Stated problem: Out of the lines below, please list those that hold the string "this".

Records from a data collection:
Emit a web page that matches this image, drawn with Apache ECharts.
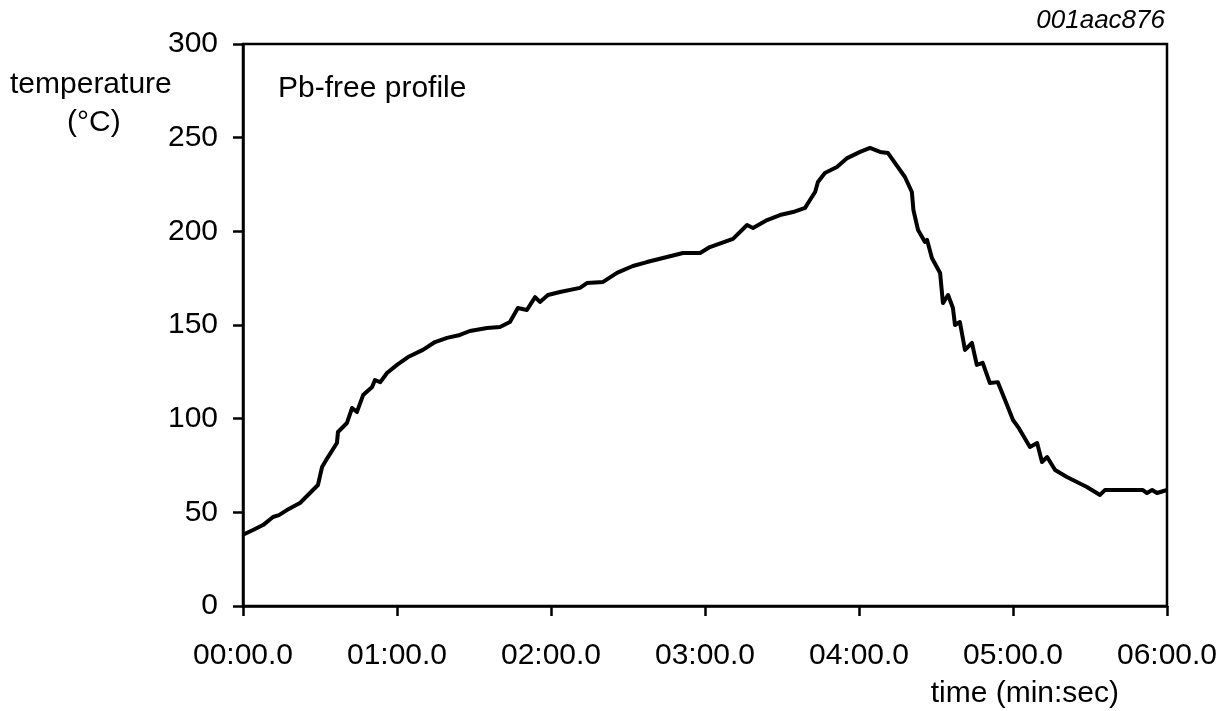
<!DOCTYPE html>
<html>
<head>
<meta charset="utf-8">
<script src="https://cdn.jsdelivr.net/npm/echarts@6/dist/echarts.min.js"></script>
<style>
  html, body { margin: 0; padding: 0; background: #fff; }
  #chart { width: 1227px; height: 711px; }
</style>
</head>
<body>
<div id="chart"></div>
<script>
// time in seconds, temperature in °C
var timeSec = [
  0, 3.9, 7.8, 11.7, 14, 17.1, 22.2, 26.1, 29.2, 30.8, 33.1, 36.6, 37, 40.5, 42.5, 44.4,
  46.8, 50.3, 51.4, 53.5, 56.1, 60, 64.3, 70.1, 74.8, 79.5, 84.5, 88.4, 95.1, 100.1,
  104, 107.1, 110.6, 113.8, 115.7, 118.8, 123.5, 131.3, 134, 140.3, 145.7, 151.9,
  157.4, 165.2, 171.4, 178.1, 181.9, 190.9, 196.4, 198.7, 204.2, 209.2, 214.3, 219,
  220.9, 222.9, 224, 226.7, 231.4, 235.4, 240.4, 244.3, 248.2, 251.3, 254, 257.9,
  260.6, 261.2, 263, 265.7, 266.5, 268.4, 271.6, 272.7, 274.7, 276.6, 277.4, 279.3,
  281.3, 284, 285.9, 288.2, 291, 294.1, 296.9, 300, 302, 306.6, 309.4, 311.3, 313.3,
  316.4, 321, 328.8, 333.9, 335.8, 350.6, 352.2, 354.2, 356.1, 360
];
var tempC = [
  38, 40.6, 43.2, 47.5, 48.5, 51.2, 55, 60.3, 64.6, 74.2, 79.5, 87, 92.9, 97.7, 105.7, 103.6,
  112.6, 116.9, 120.6, 119.5, 124.4, 128.7, 132.9, 136.7, 140.9, 143.1, 144.7, 146.8, 148.4, 148.9,
  151.6, 159.1, 158, 164.9, 162.3, 166, 167.6, 169.8, 172.4, 173, 177.8, 181.5,
  183.6, 186.3, 188.4, 188.4, 191.6, 196, 203.4, 201.8, 206, 208.7, 210.3, 212.5,
  216.7, 221, 226.3, 231.1, 234.3, 239.1, 242.4, 244.5, 242.4, 241.8, 236.5, 229,
  221, 211.4, 200.7, 194.3, 195.5, 185.8, 177.8, 161.7, 166, 159.1, 150, 151.6,
  136.7, 140.4, 128.7, 129.8, 119, 119.5, 110, 99.3, 95.5, 84.9, 87, 76.9, 79.5,
  72.6, 68.9, 63.5, 59.3, 61.9, 61.9, 60.3, 61.9, 60.3, 61.9
];
var yTicks = [0, 50, 100, 150, 200, 250, 300];
var xTicks = [0, 60, 120, 180, 240, 300, 360];

var profile = timeSec.map(function (t, i) { return [t, tempC[i]]; });

function fmtTime(sec) {
  var m = Math.floor(sec / 60);
  var s = sec % 60;
  return (m < 10 ? '0' : '') + m + ':' + (s < 10 ? '0' : '') + s + '.0';
}

var chart = echarts.init(document.getElementById('chart'));
var font = '"Liberation Sans", Arial, sans-serif';

chart.setOption({
  backgroundColor: '#fff',
  animation: false,
  grid: {
    left: 243,
    right: 60,
    top: 44,
    bottom: 105,
    show: true,
    borderColor: '#000',
    borderWidth: 2.5
  },
  xAxis: {
    type: 'value',
    min: xTicks[0],
    max: xTicks[xTicks.length - 1],
    interval: 60,
    axisLine: { lineStyle: { color: '#000', width: 2.5 } },
    axisTick: { show: true, inside: false, length: 10, lineStyle: { color: '#000', width: 2.5 } },
    axisLabel: {
      color: '#000', fontSize: 30, fontFamily: font, margin: 35,
      formatter: function (v) { return fmtTime(v); }
    },
    splitLine: { show: false }
  },
  yAxis: {
    type: 'value',
    min: yTicks[0],
    max: yTicks[yTicks.length - 1],
    interval: 50,
    axisLine: { show: true, lineStyle: { color: '#000', width: 2.5 } },
    axisTick: { show: true, inside: false, length: 10, lineStyle: { color: '#000', width: 2.5 } },
    axisLabel: { color: '#000', fontSize: 30, fontFamily: font, margin: 25 },
    splitLine: { show: false }
  },
  series: [
    {
      type: 'line',
      data: profile,
      symbol: 'none',
      smooth: false,
      lineStyle: { color: '#000', width: 4, join: 'round' }
    }
  ],
  graphic: [
    {
      type: 'text', left: 10, top: 70,
      style: { text: 'temperature', fill: '#000', font: '30px ' + font }
    },
    {
      type: 'text', left: 67, top: 108,
      style: { text: '(°C)', fill: '#000', font: '30px ' + font }
    },
    {
      type: 'text', left: 278, top: 74,
      style: { text: 'Pb-free profile', fill: '#000', font: '30px ' + font }
    },
    {
      type: 'text', right: 62, top: 8,
      style: { text: '001aac876', fill: '#000', font: 'italic 26px ' + font }
    },
    {
      type: 'text', right: 108, top: 679,
      style: { text: 'time (min:sec)', fill: '#000', font: '30px ' + font }
    }
  ]
});
</script>
</body>
</html>
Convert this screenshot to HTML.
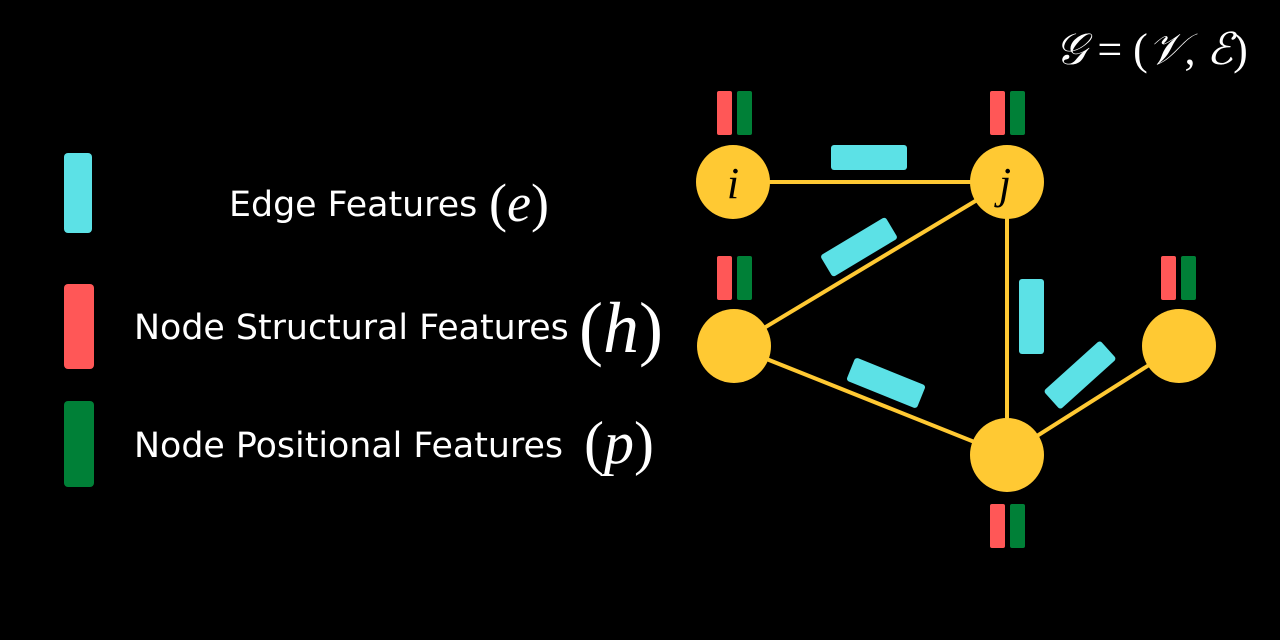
<!DOCTYPE html>
<html><head><meta charset="utf-8"><style>
html,body{margin:0;padding:0;background:#000;}
svg{display:block}
.sans{font-family:"DejaVu Sans","Liberation Sans",sans-serif;fill:#fff}
.math{font-family:"Liberation Serif",serif;font-style:italic;fill:#fff}
.paren{font-family:"Liberation Serif",serif;fill:#fff}
</style></head><body>
<svg width="1280" height="640" viewBox="0 0 1280 640">
<rect width="1280" height="640" fill="#000"/>
<text x="1055" y="64" class="paren" font-size="44"><tspan font-style="italic" font-family="Liberation Serif">𝒢</tspan> = (<tspan font-style="italic">𝒱</tspan>, <tspan font-style="italic">ℰ</tspan>)</text>

<g>
<rect x="64" y="153" width="28" height="80" rx="4" fill="#5ce1e6"/>
<rect x="64" y="284" width="30" height="85" rx="4" fill="#ff5757"/>
<rect x="64" y="401" width="30" height="86" rx="4" fill="#008037"/>
<text x="229" y="216" class="sans" font-size="34.8">Edge Features</text>
<text x="489" y="221" class="paren" font-size="54">(<tspan font-style="italic">e</tspan>)</text>
<text x="134" y="339" class="sans" font-size="34.8">Node Structural Features</text>
<text x="579" y="352" class="paren" font-size="72">(<tspan font-style="italic">h</tspan>)</text>
<text x="134" y="457" class="sans" font-size="34.8">Node Positional Features</text>
<text x="584" y="463" class="paren" font-size="60">(<tspan font-style="italic">p</tspan>)</text>
</g>

<g stroke="#ffc933" stroke-width="4">
<line x1="733" y1="182" x2="1007" y2="182"/>
<line x1="1007" y1="182" x2="734" y2="346"/>
<line x1="734" y1="346" x2="1007" y2="455"/>
<line x1="1007" y1="182" x2="1007" y2="455"/>
<line x1="1007" y1="455" x2="1179" y2="346"/>
</g>

<g fill="#5ce1e6">
<rect x="831" y="145" width="76" height="25" rx="3"/>
<rect x="-38" y="-12.5" width="76" height="25" rx="3" transform="translate(859,247) rotate(-31)"/>
<rect x="-38" y="-12.5" width="76" height="25" rx="3" transform="translate(886,383) rotate(22)"/>
<rect x="1019" y="279" width="25" height="75" rx="3"/>
<rect x="-38" y="-12.5" width="76" height="25" rx="3" transform="translate(1080,375) rotate(-42)"/>
</g>

<g fill="#ffc933">
<circle cx="733" cy="182" r="37"/>
<circle cx="1007" cy="182" r="37"/>
<circle cx="734" cy="346" r="37"/>
<circle cx="1179" cy="346" r="37"/>
<circle cx="1007" cy="455" r="37"/>
</g>
<text x="733" y="198" text-anchor="middle" font-family="Liberation Serif,serif" font-style="italic" font-size="44" fill="#000">i</text>
<text x="1005" y="198" text-anchor="middle" font-family="Liberation Serif,serif" font-style="italic" font-size="44" fill="#000">j</text>

<g>
<rect x="717" y="91" width="15" height="44" rx="2" fill="#ff5757"/>
<rect x="737" y="91" width="15" height="44" rx="2" fill="#008037"/>
<rect x="990" y="91" width="15" height="44" rx="2" fill="#ff5757"/>
<rect x="1010" y="91" width="15" height="44" rx="2" fill="#008037"/>
<rect x="717" y="256" width="15" height="44" rx="2" fill="#ff5757"/>
<rect x="737" y="256" width="15" height="44" rx="2" fill="#008037"/>
<rect x="1161" y="256" width="15" height="44" rx="2" fill="#ff5757"/>
<rect x="1181" y="256" width="15" height="44" rx="2" fill="#008037"/>
<rect x="990" y="504" width="15" height="44" rx="2" fill="#ff5757"/>
<rect x="1010" y="504" width="15" height="44" rx="2" fill="#008037"/>
</g>
</svg>
</body></html>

Task output:
Emit a web page that matches this image, drawn with Apache ECharts.
Convert this screenshot to HTML.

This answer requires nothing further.